В каждой шутке. Утро 19 сентября 1627г.

Теодор де Ронэ:

Ответов - 46, стр: 1 2 3 All

Теодор де Ронэ: Вечер закончился поздно, утро началось рано, а в промежутке Теодор мешал Паспарту спать, скрипя пером по бумаге. Плодом его усилий стала препохабнейшая рыцарская поэма о приключениях славного сэра Жопжа и его оруженосца Сранхуа, но едва на светлеющем небе возможно стало различить ветки яблонь, бретер взял шпагу и отправился в сад. Первые полчаса его уединение нарушала только бегающая по делам трактирная прислуга, а затем к нему присоединился один из постояльцев, некто маркиз де Ротлен. Возражать Теодор не стал, но надолго разминка не затянулась. Убедившись, что насаженная на конец шпаги пробка то и дело слетает, а ему не удается нанести и царапины, маркиз сослался на усталость слишком быстро для военного, пусть даже и его возраста. Еще через полчаса, когда из поединка с тенью уже ничего нельзя было извлечь, под яблонями появились двое гвардейцев его величества. Пробки были позабыты, и распрощались они только через час, договорившись вновь встретиться на следующее утро и осыпав друг друга комплиментами. Несмотря на видимый успех, сам Теодор был собой чрезвычайно недоволен и, проходя через кухню, огляделся в поисках своего слуги исключительно ради того, чтобы сорвать на том злость. Паспарту нигде не обнаружился, а вот около огромного очага с ковшом в руках... Бретер подошел поближе, посмотрел, как она льет горячую воду в глиняную кружку с россыпью сухих трав на дне и полюбопытствовал: – Господь с вами, мадам, вы еще и ведьма?
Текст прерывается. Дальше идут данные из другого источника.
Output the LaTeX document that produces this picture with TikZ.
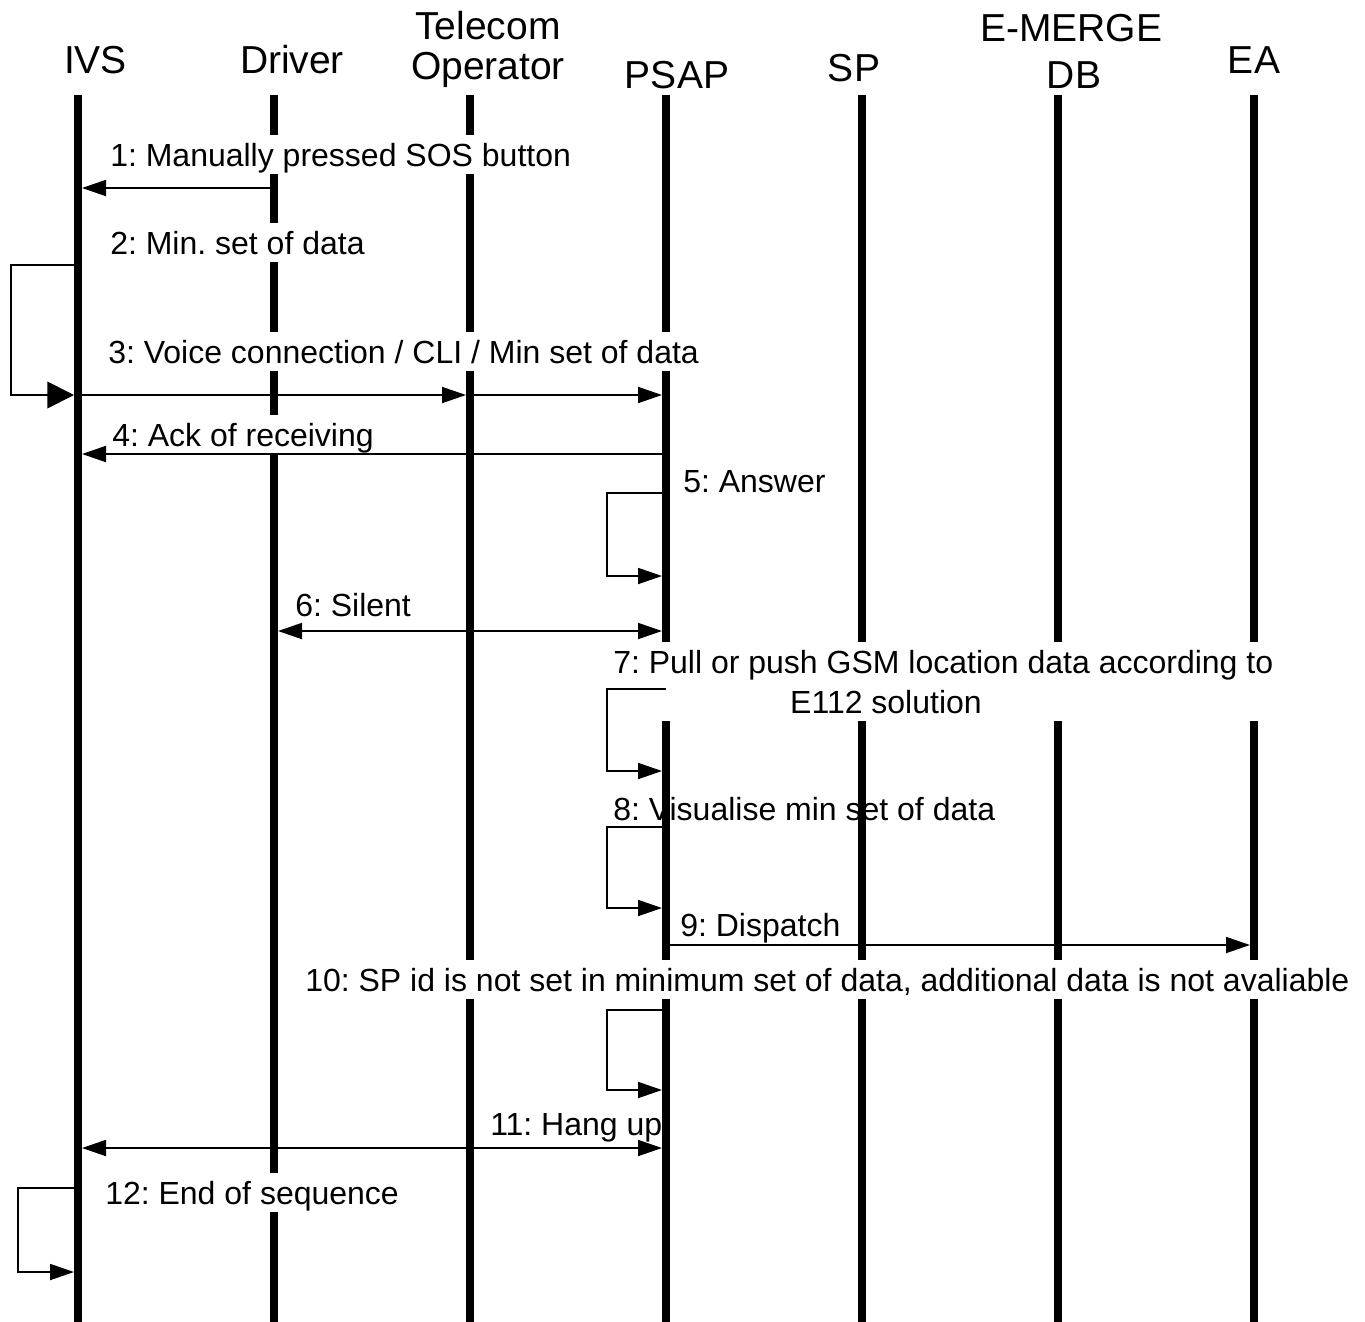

Эмили-Франсуаза де К: - А вы сомневались? - Эмили тоже злилась. Нет, разумеется, не из-за распоряжения мужа! Хотя... ей было очень интересно узнать, зачем прибыл нарядный кавалер. Выходя из комнаты, она успела прихватить мешочек с травами и, закрыв за собой дверь, несколько мгновений постояла под ней, раздумывая, послушать или нет. От этой мысли мадам де Бутвиль отвлекло воспоминание о вот этом самом господине де Ронэ, который мог выйти из соседней комнаты и снова застать ее за не самым пристойным занятием. Опять оказаться мишенью для его насмешек совсем не хотелось, и вот... видно, от этого господина никуда не деться! Настоящей же причиной раздражения Эмили было назойливое внимание трактирной прислуги. Находясь в комнате, его еще можно было избежать, но здесь, на кухне... Разумеется, юной графине давно уже перемыли все косточки, и женское население «Герба Аквитании» даже разделилось на два лагеря. Один возглавляла мадам Бовэ, считавшая, что, будь женщина хоть трижды знатной дамой и графиней, а ходить в таком виде — бесстыдство и разврат. Правда, под мешковатым платьем «пажа» привлекающие мужчин формы разглядеть было абсолютно невозможно (видно, их и нет, тех форм, потому что девица тоща, как цыпленок), но непотребство все равно. Оппозицию возглавляла старшая из горничных, Тереза, сама мать троих дочерей. Это она отдавала прачке простыни и своими глазами видела свидетельство того, что невеста до свадьбы была честной девушкой. К тому же почтенная женщина приятельствовала с мадам Бутон, и та поведала ей историю о том, как присутствовала на венчании милых благородных влюбленных и помогла бедной невесте-сиротке, которую даже наставить перед свадьбой было некому. А венчание было как положено, честь по чести, отец Мартен другого и не допустит. И если девочка что и делает не так, то верно, это ей муж велит. Известно, во всем мужчины виноваты! О разыгравшихся в ее честь страстях Эмили ничего не знала, но пристальные взгляды и шепот за спиной раздражали чрезвычайно. Разумеется, и гипокрас, и завтрак для господина графа и его гостя готовились, и кружку ей дали, и юная графиня пыталась теперь сосредоточиться на приготовлении целебного отвара для супруга. А тут еще бретер! Мадам де Бутвиль окинула его взглядом, отметив и отсутствие камзола, и мокрую рубашку, и прилипшие ко лбу влажные пряди, и хмыкнула: - Что это с вами? Вас обокрали с утра пораньше или окатили под окном какой-нибудь красавицы, отдав должное вашей серенаде?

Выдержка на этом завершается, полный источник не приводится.